• **GIVEN EXERCISE**: Each line from the top of the listing through the one holding "var x = d3.scaleLinear().domain([0, 8]).range([left, right]);" should be restated word for word, with nothing added and no pictures.

• **DATA SHOWN**:
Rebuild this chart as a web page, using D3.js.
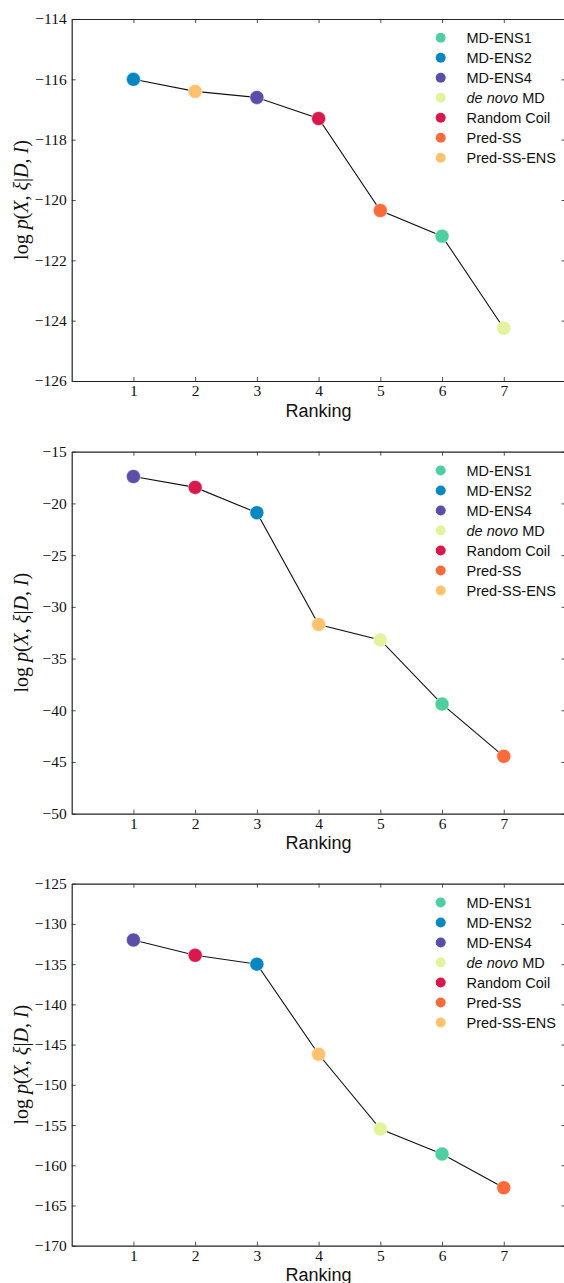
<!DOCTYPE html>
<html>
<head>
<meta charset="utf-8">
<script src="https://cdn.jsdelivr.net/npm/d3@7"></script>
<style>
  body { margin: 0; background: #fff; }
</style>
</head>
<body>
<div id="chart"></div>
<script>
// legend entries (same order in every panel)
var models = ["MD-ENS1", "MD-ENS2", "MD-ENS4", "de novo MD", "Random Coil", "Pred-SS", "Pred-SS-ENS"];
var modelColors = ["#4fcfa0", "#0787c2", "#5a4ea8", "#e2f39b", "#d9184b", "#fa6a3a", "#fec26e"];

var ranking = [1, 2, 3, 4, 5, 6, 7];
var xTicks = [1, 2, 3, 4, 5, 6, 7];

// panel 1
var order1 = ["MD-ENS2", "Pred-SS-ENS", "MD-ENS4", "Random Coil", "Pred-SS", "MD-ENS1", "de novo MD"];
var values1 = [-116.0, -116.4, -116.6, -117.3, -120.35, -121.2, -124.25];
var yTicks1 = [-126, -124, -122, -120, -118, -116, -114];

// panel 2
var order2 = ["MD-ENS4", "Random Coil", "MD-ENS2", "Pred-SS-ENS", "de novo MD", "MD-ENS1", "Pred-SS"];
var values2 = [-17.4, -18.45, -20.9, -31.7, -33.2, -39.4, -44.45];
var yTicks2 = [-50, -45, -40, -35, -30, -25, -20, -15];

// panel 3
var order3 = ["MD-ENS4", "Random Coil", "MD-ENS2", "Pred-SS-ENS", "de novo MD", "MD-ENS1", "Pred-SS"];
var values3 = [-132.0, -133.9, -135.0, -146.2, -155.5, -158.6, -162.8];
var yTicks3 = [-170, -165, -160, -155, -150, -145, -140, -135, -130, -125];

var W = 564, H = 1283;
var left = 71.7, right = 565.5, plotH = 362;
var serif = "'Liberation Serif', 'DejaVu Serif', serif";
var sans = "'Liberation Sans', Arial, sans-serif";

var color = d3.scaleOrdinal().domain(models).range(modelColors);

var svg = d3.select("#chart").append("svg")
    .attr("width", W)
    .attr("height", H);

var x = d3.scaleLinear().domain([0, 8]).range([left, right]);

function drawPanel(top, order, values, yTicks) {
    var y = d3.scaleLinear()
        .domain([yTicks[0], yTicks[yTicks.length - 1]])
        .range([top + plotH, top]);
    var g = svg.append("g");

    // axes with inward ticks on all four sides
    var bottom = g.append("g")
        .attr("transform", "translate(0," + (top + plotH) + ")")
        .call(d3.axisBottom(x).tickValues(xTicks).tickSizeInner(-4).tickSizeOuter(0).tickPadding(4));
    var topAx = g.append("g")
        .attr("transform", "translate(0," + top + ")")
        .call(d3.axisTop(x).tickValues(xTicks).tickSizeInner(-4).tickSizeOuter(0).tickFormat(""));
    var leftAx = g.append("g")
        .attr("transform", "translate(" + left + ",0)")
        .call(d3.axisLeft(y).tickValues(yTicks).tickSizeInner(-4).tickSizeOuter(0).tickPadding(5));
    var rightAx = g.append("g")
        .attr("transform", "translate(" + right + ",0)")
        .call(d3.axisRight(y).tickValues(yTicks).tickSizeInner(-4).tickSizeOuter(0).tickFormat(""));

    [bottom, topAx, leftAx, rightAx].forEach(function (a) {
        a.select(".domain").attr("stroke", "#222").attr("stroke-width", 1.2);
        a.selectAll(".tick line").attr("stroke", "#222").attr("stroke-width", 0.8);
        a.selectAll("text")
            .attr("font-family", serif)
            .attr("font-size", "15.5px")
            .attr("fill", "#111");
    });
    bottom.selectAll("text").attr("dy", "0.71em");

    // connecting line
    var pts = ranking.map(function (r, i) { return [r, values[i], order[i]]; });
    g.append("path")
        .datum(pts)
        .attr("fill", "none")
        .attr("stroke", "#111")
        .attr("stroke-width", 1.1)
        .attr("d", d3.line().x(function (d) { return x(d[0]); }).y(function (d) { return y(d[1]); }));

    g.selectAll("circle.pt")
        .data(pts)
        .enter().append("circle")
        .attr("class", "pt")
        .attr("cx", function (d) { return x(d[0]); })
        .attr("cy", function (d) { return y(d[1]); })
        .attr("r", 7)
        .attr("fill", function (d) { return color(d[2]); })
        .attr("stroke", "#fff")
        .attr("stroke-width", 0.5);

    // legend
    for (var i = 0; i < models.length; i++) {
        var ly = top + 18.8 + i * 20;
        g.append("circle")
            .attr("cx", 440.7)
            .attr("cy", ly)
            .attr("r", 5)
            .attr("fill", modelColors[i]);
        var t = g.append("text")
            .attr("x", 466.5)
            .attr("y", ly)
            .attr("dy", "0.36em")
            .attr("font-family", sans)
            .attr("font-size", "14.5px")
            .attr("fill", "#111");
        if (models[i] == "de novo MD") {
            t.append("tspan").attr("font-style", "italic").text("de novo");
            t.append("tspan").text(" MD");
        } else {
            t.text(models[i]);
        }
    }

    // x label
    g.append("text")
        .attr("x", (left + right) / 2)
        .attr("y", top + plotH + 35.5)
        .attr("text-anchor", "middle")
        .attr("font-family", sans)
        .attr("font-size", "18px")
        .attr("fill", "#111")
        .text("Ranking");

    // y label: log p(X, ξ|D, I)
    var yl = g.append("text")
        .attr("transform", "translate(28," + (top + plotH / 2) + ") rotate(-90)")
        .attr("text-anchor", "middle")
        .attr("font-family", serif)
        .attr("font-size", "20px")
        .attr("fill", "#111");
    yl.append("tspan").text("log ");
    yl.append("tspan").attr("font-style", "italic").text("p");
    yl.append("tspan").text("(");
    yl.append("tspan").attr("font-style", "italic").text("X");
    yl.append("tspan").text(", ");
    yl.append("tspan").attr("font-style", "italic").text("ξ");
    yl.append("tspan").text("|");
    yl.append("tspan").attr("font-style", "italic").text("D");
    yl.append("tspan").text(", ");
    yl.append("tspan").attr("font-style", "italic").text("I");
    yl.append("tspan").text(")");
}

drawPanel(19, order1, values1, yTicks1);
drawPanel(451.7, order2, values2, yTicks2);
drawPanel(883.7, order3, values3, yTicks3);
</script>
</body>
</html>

• **THE OUTPUT**:
Rebuild this chart as a web page, using D3.js.
<!DOCTYPE html>
<html>
<head>
<meta charset="utf-8">
<script src="https://cdn.jsdelivr.net/npm/d3@7"></script>
<style>
  body { margin: 0; background: #fff; }
</style>
</head>
<body>
<div id="chart"></div>
<script>
// legend entries (same order in every panel)
var models = ["MD-ENS1", "MD-ENS2", "MD-ENS4", "de novo MD", "Random Coil", "Pred-SS", "Pred-SS-ENS"];
var modelColors = ["#4fcfa0", "#0787c2", "#5a4ea8", "#e2f39b", "#d9184b", "#fa6a3a", "#fec26e"];

var ranking = [1, 2, 3, 4, 5, 6, 7];
var xTicks = [1, 2, 3, 4, 5, 6, 7];

// panel 1
var order1 = ["MD-ENS2", "Pred-SS-ENS", "MD-ENS4", "Random Coil", "Pred-SS", "MD-ENS1", "de novo MD"];
var values1 = [-116.0, -116.4, -116.6, -117.3, -120.35, -121.2, -124.25];
var yTicks1 = [-126, -124, -122, -120, -118, -116, -114];

// panel 2
var order2 = ["MD-ENS4", "Random Coil", "MD-ENS2", "Pred-SS-ENS", "de novo MD", "MD-ENS1", "Pred-SS"];
var values2 = [-17.4, -18.45, -20.9, -31.7, -33.2, -39.4, -44.45];
var yTicks2 = [-50, -45, -40, -35, -30, -25, -20, -15];

// panel 3
var order3 = ["MD-ENS4", "Random Coil", "MD-ENS2", "Pred-SS-ENS", "de novo MD", "MD-ENS1", "Pred-SS"];
var values3 = [-132.0, -133.9, -135.0, -146.2, -155.5, -158.6, -162.8];
var yTicks3 = [-170, -165, -160, -155, -150, -145, -140, -135, -130, -125];

var W = 564, H = 1283;
var left = 71.7, right = 565.5, plotH = 362;
var serif = "'Liberation Serif', 'DejaVu Serif', serif";
var sans = "'Liberation Sans', Arial, sans-serif";

var color = d3.scaleOrdinal().domain(models).range(modelColors);

var svg = d3.select("#chart").append("svg")
    .attr("width", W)
    .attr("height", H);

var x = d3.scaleLinear().domain([0, 8]).range([left, right]);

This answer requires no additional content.